Oxalá, no desenvolvimento da vida espiritual e pastoral, no exercício da caridade pastoral, seja fundamental a consciência de que nunca falta ao sacerdote a graça do Espírito Santo, como dom totalmente gratuito e tarefa responsabilizadora (cfr. PdV. 33).
Na verdade, a consciência do dom infunde e sustém a inabalável confiança do padre nas dificuldades, nas tentações, nas fraquezas que se encontram no seu caminho espiritual e pastoral (cfr. PdV. 33).
Caríssimos sacerdotes, permitam-me neste belíssimo dia e nesta tão significativa celebração, vos exorte, cada um e todos em corresponsabilidade, a cuidar da formação permanente. A fidelidade a Cristo no ministério sacerdotal, a alegria, o estímulo, o verdadeiro discernimento pastoral e a criatividade que hoje se exigem, apelam para a formação permanente entendida como formação integral da pessoal do sacerdote.
Tomo a liberdade de citar um parágrafo da Exortação Pós-sinodal do Papa João Paulo II onde fundamenta a formação permanente. Diz ele: «a razão que justifica a necessidade da formação permanente e, ao mesmo tempo, revela a sua natureza profunda, designando-a como “fidelidade” ao ministério sacerdotal e como “processo de contínua conversão” . É o Espírito Santo, infundido pelo sacramento, que sustém o presbítero nesta fidelidade e que o acompanha e estimula neste caminho de incessante conversão. O dom do Espírito não dispensa, antes solicita a liberdade do sacerdote, para que coopere responsavelmente e assuma a formação permanente como um dever que lhe é confiado. Assim esta é expressão e exigência da fidelidade dele ao seu ministério, ou melhor, ao seu próprio ser. É, portanto, amor a Jesus Cristo e coerência consigo mesmo. Mas constitui também um ato de amor ao Povo de Deus, ao serviço do qual o sacerdote está posto. É ainda um ato de verdadeira e própria justiça: ele é devedor ao Povo de Deus, chamado como é a reconhecer e a promover aquele seu “direito” fundamental de ser destinatário da Palavra de Deus, dos Sacramentos e do serviço da Caridade, que são o conteúdo original e irrenunciável do ministério pastoral do padre. A formação permanente é necessária para que ele esteja em condições de responder condignamente a tal direito do Povo de Deus» (nº 70).
Caros Sacerdotes, certamente reconheceis a dor de um Bispo quando há presbíteros que não se julgam necessitados desta formação permanente ou que a dispensam. Por isso, permitam-me que exorte a todos os presbíteros da nossa diocese a que tudo façam para que a formação permanente, retidos e aprofundamento teológico – pastoral, seja assumida e participada responsavelmente.

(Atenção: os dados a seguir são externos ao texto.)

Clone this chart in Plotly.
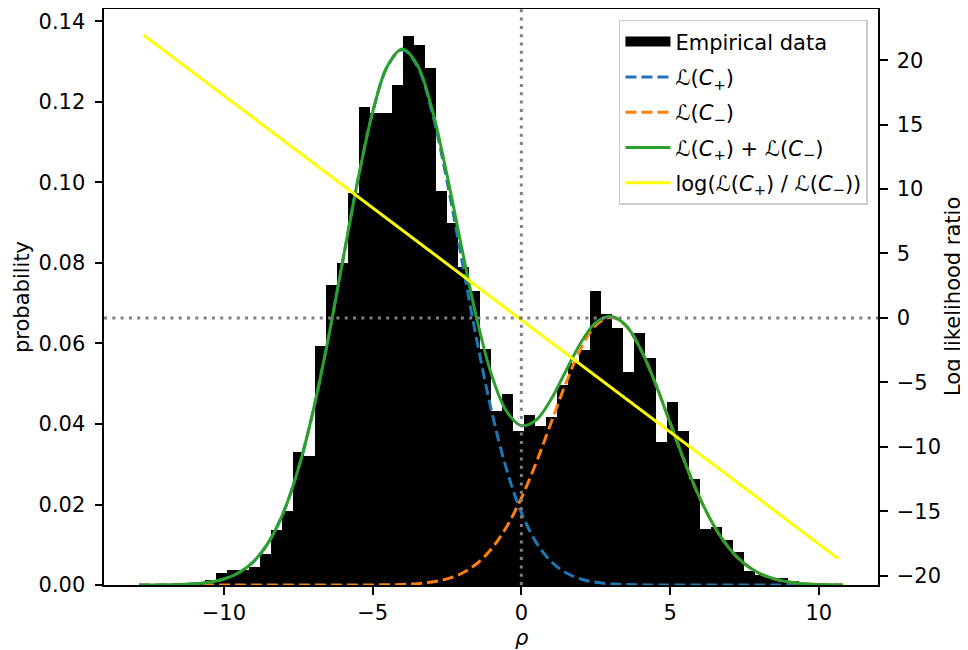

O Papa Francisco define a formação permanente como «a beleza de ser discípulo hoje: uma formação única, integral, comunitária e missionária». E, no Convénio Internacional para a Formação Permanente dos Sacerdotes (Roma Fevereiro de 2024), o Papa Francisco convida «a reavivar o dom, redescobrir a unção, reacender o fogo, para que não se apague o zelo do ministério apostólico». E perante a pergunta: como podemos reavivar o dom recebido? Indica três sendas para o caminho que estais a percorrer: a alegria do Evangelho, a pertença ao povo, o serviço generativo.

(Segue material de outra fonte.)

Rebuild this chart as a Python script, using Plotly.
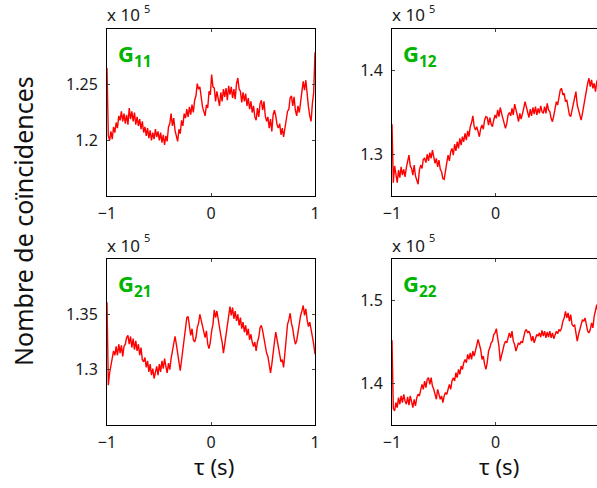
import numpy as np
import plotly.graph_objects as go

# Coincidence counts (x 10^5), tau from -1 s to 1 s
g11 = [
    1.265, 1.204, 1.200, 1.208, 1.201, 1.212, 1.207, 1.216, 1.211, 1.222,
    1.218, 1.226, 1.217, 1.224, 1.215, 1.223, 1.214, 1.229, 1.219, 1.226,
    1.217, 1.225, 1.214, 1.221, 1.213, 1.219, 1.210, 1.217, 1.207, 1.212,
    1.204, 1.211, 1.202, 1.209, 1.200, 1.207, 1.201, 1.210, 1.203, 1.208,
    1.200, 1.207, 1.198, 1.205, 1.196, 1.204, 1.199, 1.212, 1.215, 1.224,
    1.213, 1.220, 1.209, 1.204, 1.199, 1.210, 1.206, 1.218, 1.213, 1.224,
    1.220, 1.228, 1.221, 1.230, 1.223, 1.232, 1.225, 1.236, 1.240, 1.251,
    1.246, 1.248, 1.237, 1.230, 1.226, 1.222, 1.232, 1.229, 1.244, 1.241,
    1.259, 1.248, 1.247, 1.235, 1.244, 1.236, 1.231, 1.243, 1.235, 1.246,
    1.239, 1.247, 1.236, 1.249, 1.241, 1.248, 1.238, 1.246, 1.237, 1.251,
    1.256, 1.246, 1.244, 1.234, 1.243, 1.235, 1.242, 1.231, 1.238, 1.228,
    1.235, 1.225, 1.231, 1.221, 1.218, 1.229, 1.221, 1.233, 1.236, 1.227,
    1.235, 1.222, 1.217, 1.221, 1.211, 1.219, 1.208, 1.223, 1.227, 1.222,
    1.214, 1.211, 1.215, 1.205, 1.211, 1.203, 1.210, 1.215, 1.226, 1.228,
    1.238, 1.240, 1.231, 1.239, 1.227, 1.222, 1.231, 1.225, 1.238, 1.244,
    1.253, 1.245, 1.254, 1.239, 1.230, 1.222, 1.217, 1.233, 1.243, 1.279,
]
g12 = [
    1.336, 1.266, 1.286, 1.274, 1.266, 1.281, 1.272, 1.285, 1.275, 1.282,
    1.273, 1.284, 1.290, 1.299, 1.286, 1.283, 1.275, 1.287, 1.274, 1.268,
    1.264, 1.281, 1.287, 1.283, 1.294, 1.295, 1.290, 1.300, 1.292, 1.302,
    1.295, 1.305, 1.297, 1.289, 1.295, 1.285, 1.293, 1.282, 1.279, 1.271,
    1.270, 1.284, 1.290, 1.299, 1.292, 1.303, 1.307, 1.299, 1.312, 1.304,
    1.315, 1.307, 1.319, 1.311, 1.321, 1.315, 1.325, 1.317, 1.328, 1.321,
    1.333, 1.338, 1.346, 1.333, 1.329, 1.333, 1.325, 1.321, 1.331, 1.335,
    1.330, 1.341, 1.345, 1.344, 1.335, 1.344, 1.336, 1.333, 1.341, 1.347,
    1.343, 1.353, 1.345, 1.356, 1.349, 1.343, 1.335, 1.331, 1.337, 1.347,
    1.350, 1.346, 1.355, 1.347, 1.360, 1.351, 1.347, 1.339, 1.349, 1.342,
    1.351, 1.355, 1.363, 1.356, 1.351, 1.344, 1.354, 1.346, 1.356, 1.348,
    1.357, 1.347, 1.355, 1.349, 1.358, 1.351, 1.349, 1.357, 1.349, 1.361,
    1.353, 1.351, 1.343, 1.339, 1.346, 1.357, 1.363, 1.359, 1.367, 1.377,
    1.379, 1.371, 1.373, 1.363, 1.365, 1.357, 1.347, 1.345, 1.353, 1.363,
    1.367, 1.375, 1.359, 1.353, 1.345, 1.341, 1.349, 1.359, 1.367, 1.377,
    1.385, 1.391, 1.381, 1.389, 1.379, 1.385, 1.375, 1.387, 1.391, 1.389,
]
g21 = [
    1.361, 1.286, 1.297, 1.303, 1.311, 1.317, 1.313, 1.321, 1.313, 1.323,
    1.315, 1.322, 1.312, 1.321, 1.323, 1.329, 1.331, 1.323, 1.330, 1.320,
    1.328, 1.318, 1.326, 1.317, 1.323, 1.313, 1.320, 1.309, 1.307, 1.311,
    1.302, 1.308, 1.298, 1.305, 1.295, 1.301, 1.292, 1.298, 1.303, 1.295,
    1.305, 1.298, 1.308, 1.301, 1.310, 1.303, 1.297, 1.306, 1.300, 1.310,
    1.317, 1.327, 1.330, 1.323, 1.313, 1.307, 1.299, 1.309, 1.315, 1.329,
    1.334, 1.347, 1.348, 1.341, 1.331, 1.337, 1.327, 1.325, 1.329, 1.338,
    1.342, 1.350, 1.344, 1.341, 1.332, 1.329, 1.335, 1.323, 1.319, 1.325,
    1.335, 1.341, 1.354, 1.347, 1.353, 1.344, 1.339, 1.331, 1.325, 1.315,
    1.323, 1.331, 1.341, 1.347, 1.357, 1.349, 1.356, 1.346, 1.353, 1.344,
    1.350, 1.340, 1.347, 1.337, 1.343, 1.334, 1.340, 1.331, 1.337, 1.327,
    1.332, 1.325, 1.321, 1.325, 1.317, 1.325, 1.329, 1.338, 1.340, 1.335,
    1.327, 1.323, 1.315, 1.312, 1.303, 1.297, 1.305, 1.319, 1.325, 1.334,
    1.327, 1.321, 1.312, 1.307, 1.309, 1.302, 1.315, 1.327, 1.341, 1.345,
    1.351, 1.342, 1.337, 1.329, 1.323, 1.326, 1.335, 1.339, 1.349, 1.353,
    1.358, 1.349, 1.355, 1.345, 1.339, 1.343, 1.337, 1.329, 1.323, 1.314,
]
g22 = [
    1.452, 1.370, 1.367, 1.377, 1.371, 1.383, 1.375, 1.385, 1.377, 1.387,
    1.379, 1.375, 1.384, 1.374, 1.385, 1.377, 1.371, 1.381, 1.373, 1.383,
    1.387, 1.385, 1.391, 1.399, 1.393, 1.403, 1.395, 1.405, 1.407, 1.399,
    1.407, 1.397, 1.393, 1.385, 1.381, 1.393, 1.385, 1.381, 1.385, 1.377,
    1.385, 1.389, 1.387, 1.393, 1.399, 1.393, 1.403, 1.407, 1.403, 1.413,
    1.407, 1.417, 1.411, 1.421, 1.417, 1.425, 1.429, 1.425, 1.435, 1.429,
    1.437, 1.429, 1.439, 1.433, 1.441, 1.445, 1.453, 1.447, 1.441, 1.429,
    1.433, 1.423, 1.417, 1.425, 1.439, 1.443, 1.449, 1.451, 1.459, 1.461,
    1.466, 1.455, 1.445, 1.427, 1.435, 1.439, 1.447, 1.451, 1.449, 1.455,
    1.461, 1.455, 1.463, 1.451, 1.447, 1.439, 1.445, 1.449, 1.447, 1.451,
    1.449, 1.455, 1.463, 1.465, 1.461, 1.463, 1.459, 1.451, 1.457, 1.449,
    1.455, 1.459, 1.457, 1.461, 1.456, 1.464, 1.457, 1.463, 1.455, 1.462,
    1.456, 1.463, 1.455, 1.461, 1.454, 1.459, 1.463, 1.460, 1.465, 1.463,
    1.467, 1.475, 1.479, 1.487, 1.479, 1.485, 1.475, 1.483, 1.471, 1.469,
    1.471, 1.461, 1.451, 1.459, 1.465, 1.473, 1.477, 1.475, 1.479, 1.471,
    1.463, 1.461, 1.465, 1.473, 1.467, 1.481, 1.489, 1.495, 1.485, 1.491,
]
tau = np.linspace(-1, 1, len(g11))

panels = [
    # name, values, y range, y ticks, tick text, column, row
    ('11', g11, [1.15, 1.30], [1.2, 1.25], ['1.2', '1.25'], 'left', 'top'),
    ('12', g12, [1.25, 1.45], [1.3, 1.4], ['1.3', '1.4'], 'right', 'top'),
    ('21', g21, [1.25, 1.40], [1.3, 1.35], ['1.3', '1.35'], 'left', 'bottom'),
    ('22', g22, [1.35, 1.55], [1.4, 1.5], ['1.4', '1.5'], 'right', 'bottom'),
]

W, H = 597, 488


def px(x):
    return x / W


def py(y):
    return 1 - y / H


x_dom = {'left': (107, 315), 'right': (392, 597)}
y_dom = {'top': (29, 196), 'bottom': (259, 425)}

fig = go.Figure()
font = 'Noto Sans'
tick_font = dict(family=font, size=16, color='#1a1a1a')

for i, (name, vals, yr, tv, tt, col, row) in enumerate(panels):
    n = '' if i == 0 else str(i + 1)
    fig.add_trace(go.Scatter(
        x=tau, y=vals, mode='lines',
        line=dict(color='#ff0000', width=1.4),
        xaxis='x' + n, yaxis='y' + n, showlegend=False,
    ))
    x0, x1 = x_dom[col]
    y0, y1 = y_dom[row]
    # the right column is cut off by the page edge just before tau = 1
    xrange_ = [-1, 1] if col == 'left' else [-1, -1 + (x1 - x0) / 103.7]
    fig.layout['xaxis' + n] = dict(
        domain=[px(x0), px(x1)], range=xrange_, anchor='y' + n,
        tickvals=[-1, 0, 1], ticktext=['\u22121', '0', '1'],
        ticks='inside', ticklen=3,
        showline=True, linecolor='black', linewidth=1, mirror='ticks',
        showgrid=False, zeroline=False, automargin=False,
        ticklabelstandoff=3, tickfont=tick_font,
    )
    fig.layout['yaxis' + n] = dict(
        domain=[py(y1), py(y0)], range=yr, anchor='x' + n,
        tickvals=tv, ticktext=tt, ticks='inside', ticklen=3,
        showline=True, linecolor='black', linewidth=1,
        mirror='ticks' if col == 'left' else False,
        showgrid=False, zeroline=False, automargin=False,
        ticklabelstandoff=5, tickfont=tick_font,
    )
    # exponent label above each box: "x 10" with a raised 5
    fig.add_annotation(
        text='x 10', x=px(x0 - 2), y=py(y0 - 14),
        xref='paper', yref='paper', xanchor='left', yanchor='middle',
        showarrow=False, font=dict(family=font, size=17, color='#1a1a1a'),
    )
    fig.add_annotation(
        text='5', x=px(x0 + 35), y=py(y0 - 21),
        xref='paper', yref='paper', xanchor='left', yanchor='middle',
        showarrow=False, font=dict(family=font, size=11, color='#1a1a1a'),
    )
    # panel name in green
    fig.add_annotation(
        text='<b>G<sub>' + name + '</sub></b>', x=px(x0 + 9), y=py(y0 + 7),
        xref='paper', yref='paper', xanchor='left', yanchor='top',
        showarrow=False, font=dict(family=font, size=22, color='#00b400'),
    )

for xc in (214, 499):
    fig.add_annotation(
        text='τ (s)', x=px(xc), y=py(466), xref='paper', yref='paper',
        xanchor='center', yanchor='middle', showarrow=False,
        font=dict(family=font, size=22, color='#111'),
    )

fig.add_annotation(
    text='Nombre de coïncidences', x=px(23), y=py(221),
    xref='paper', yref='paper', xanchor='center', yanchor='middle',
    textangle=-90, showarrow=False,
    font=dict(family=font, size=25, color='#111'),
)

fig.update_layout(
    width=W, height=H,
    margin=dict(l=0, r=0, t=0, b=0),
    plot_bgcolor='white', paper_bgcolor='white',
)

# drop the default 8px page margin so the figure fills the window
fig.write_html(
    "out.html",
    config={'displayModeBar': False},
    post_script="document.body.style.margin = '0';",
)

Sublinho apenas, para terminar, o convite do Papa a ser protagonistas de uma pastoral generativa. Diz ele: «não uma pastoral em que aparecemos nós no centro, mas uma pastoral que gera filhas e filhos para a vida nova em Cristo, que leva a água viva do Evangelho ao terreno do coração humano e do tempo presente».
Jesus Cristo fez de nós um reino de sacerdotes para Deus Seu Pai. A Ele a honra e a glória.

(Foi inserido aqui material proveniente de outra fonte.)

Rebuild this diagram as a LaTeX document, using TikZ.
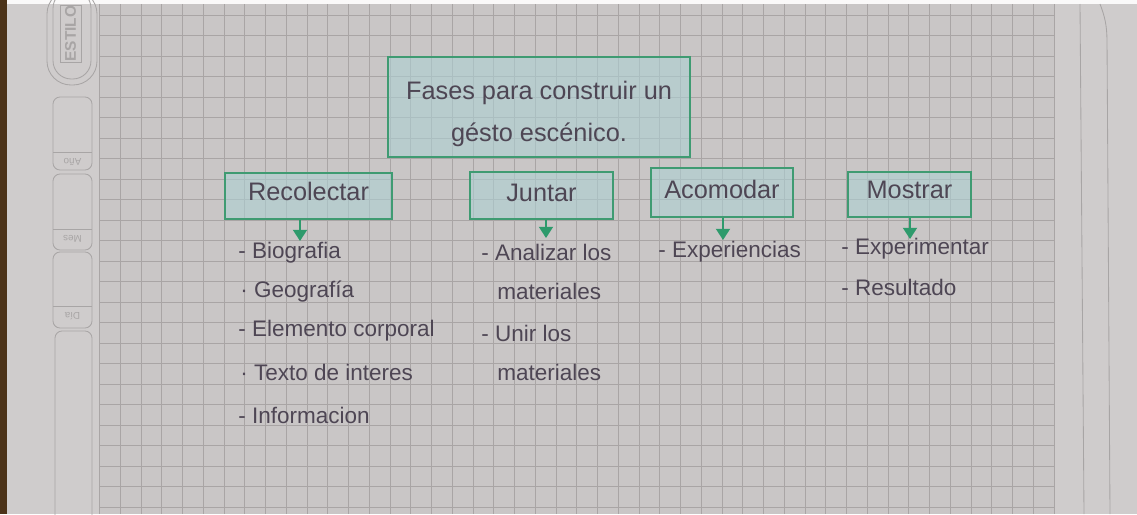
\documentclass[tikz,border=0pt]{standalone}
\usepackage{fontspec}
\setmainfont{Liberation Sans}
\usepackage{xcolor}
\usetikzlibrary{positioning}
\usetikzlibrary{arrows.meta}
\pgfdeclarelayer{paperlayer}
\pgfdeclarelayer{nodelayer}
\pgfdeclarelayer{edgelayer}
\pgfsetlayers{paperlayer,nodelayer,edgelayer,main}
\definecolor{paper}{HTML}{C9C6C6}
\definecolor{margin}{HTML}{CFCCCC}
\definecolor{gridgrey}{HTML}{A9A5A5}
\definecolor{tabgrey}{HTML}{A8A5A5}
\definecolor{pencil}{HTML}{4E4654}
\definecolor{markergreen}{HTML}{3F9B72}
\definecolor{highlight}{HTML}{ADD0D2}
\definecolor{arrowgreen}{HTML}{2E9A6C}
\tikzset{
    phase/.style = {draw=markergreen, line width=1.1pt, fill=highlight, fill opacity=0.6,
        text opacity=1, text=pencil, font=\fontsize{18}{20}\selectfont},
    item/.style = {anchor=west, inner sep=0pt, text=pencil, font=\fontsize{16}{18}\selectfont},
    pointer/.style = {draw=arrowgreen, line width=1.3pt, -{Triangle[width=10pt,length=8pt]}},
    gridline/.style = {draw=gridgrey, line width=0.5pt},
    tab/.style = {draw=tabgrey, line width=0.6pt}
}

\begin{document}
\begin{tikzpicture}[x=0.025cm, y=-0.025cm]
    \useasboundingbox (0,0) rectangle (1137,514);
    \begin{pgfonlayer}{paperlayer}
        % sheet
        \fill[paper] (0,0) rectangle (1137,514);
        \fill[margin] (7,0) rectangle (100,514);
        \fill[margin] (1054,0) rectangle (1137,514);
        \fill[black!60!brown] (0,0) rectangle (7,514);
        \fill[white!90!paper] (7,0) rectangle (1137,4);
        \foreach \gx in {0,...,46}
            \draw[gridline] ({99.5+20.75*\gx},4) -- ({99.5+20.75*\gx},514);
        \foreach \gy in {0,...,24}
            \draw[gridline] (100,{15+20.5*\gy}) -- (1054,{15+20.5*\gy});
        \draw[tab] (1080,4) -- (1084,514);
        \draw[tab] (1100,4) to[bend left=10] (1107,40) -- (1110,514);
        % margin tabs
        \draw[tab, rounded corners=17pt] (47,-10) rectangle (97,85);
        \draw[tab, rounded corners=13pt] (53,-10) rectangle (91,79);
        \draw[tab] (60,5) rectangle (81,62);
        \node[text=tabgrey, font=\bfseries\fontsize{11}{11}\selectfont, rotate=90] (estilo) at (70.5,33.5) {ESTILO};
        \draw[tab, rounded corners=5pt] (53,97) rectangle (92,170);
        \draw[tab] (53,152) -- (92,152);
        \node[text=tabgrey, font=\fontsize{7}{7}\selectfont, rotate=180] (ano) at (72.5,162) {Año};
        \draw[tab, rounded corners=5pt] (53,174) rectangle (92,250);
        \draw[tab] (53,229) -- (92,229);
        \node[text=tabgrey, font=\fontsize{7}{7}\selectfont, rotate=180] (mes) at (72.5,239) {Mes};
        \draw[tab, rounded corners=5pt] (53,252) rectangle (92,328);
        \draw[tab] (53,306) -- (92,306);
        \node[text=tabgrey, font=\fontsize{7}{7}\selectfont, rotate=180] (dia) at (72.5,316) {Día};
        \draw[tab, rounded corners=5pt] (55,331) rectangle (92,530);
    \end{pgfonlayer}
    \begin{pgfonlayer}{nodelayer}
        \node [style=phase, minimum width=7.55cm, minimum height=2.5cm, align=center,
            font=\fontsize{18}{30}\selectfont] (0) at (539,107) {\rule{0pt}{23pt}Fases para construir un\\gésto escénico.};
        \node [style=phase, minimum width=4.175cm, minimum height=1.15cm, text depth=7pt] (1) at (308.5,196) {Recolectar};
        \node [style=phase, minimum width=3.575cm, minimum height=1.175cm, text depth=4pt] (2) at (541.5,195.5) {Juntar};
        \node [style=phase, minimum width=3.55cm, minimum height=1.225cm, text depth=4pt] (3) at (722,192.5) {Acomodar};
        \node [style=phase, minimum width=3.075cm, minimum height=1.125cm, text depth=7pt] (4) at (909.5,194.5) {Mostrar};
        \coordinate (5) at (300,241);
        \coordinate (6) at (546,238);
        \coordinate (7) at (723,240);
        \coordinate (8) at (910,239);
        % Recolectar
        \node [style=item] (9) at (238,253) {- Biografia};
        \node [style=item] (10) at (240,292) {· Geografía};
        \node [style=item] (11) at (238,331) {- Elemento corporal};
        \node [style=item] (12) at (240,372) {· Texto de interes};
        \node [style=item] (13) at (238,415) {- Informacion};
        % Juntar
        \node [style=item] (14) at (481,252) {- Analizar los};
        \node [style=item] (15) at (497,291) {materiales};
        \node [style=item] (16) at (481,333) {- Unir los};
        \node [style=item] (17) at (497,372) {materiales};
        % Acomodar
        \node [style=item] (18) at (658,252) {- Experiencias};
        % Mostrar
        \node [style=item] (19) at (841,249) {- Experimentar};
        \node [style=item] (20) at (841,287) {- Resultado};
    \end{pgfonlayer}
    \begin{pgfonlayer}{edgelayer}
        \draw [style=pointer] (1.south -| 5) to (5);
        \draw [style=pointer] (2.south -| 6) to (6);
        \draw [style=pointer] (3.south -| 7) to (7);
        \draw [style=pointer] (4.south -| 8) to (8);
    \end{pgfonlayer}
\end{tikzpicture}
\end{document}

Que ao renovarmos as nossas promessas sacerdotais imploremos do Bom Pastor que nos torne verdadeiramente testemunhas, na alegria e na esperança, da beleza do sacerdócio de modo a que seja abertura de caminho vocacional para os jovens da nossa diocese.
Imploro de Nossa Senhora, Santa Maria Maior, Mãe dos sacerdotes, de S. Bartolomeu dos Mártires, de S. Teotónio e S. Paulo VI, que nos abençoem a cada um e a todo o presbitério e que sejam para todos nós estímulo na evangelização do mundo de hoje.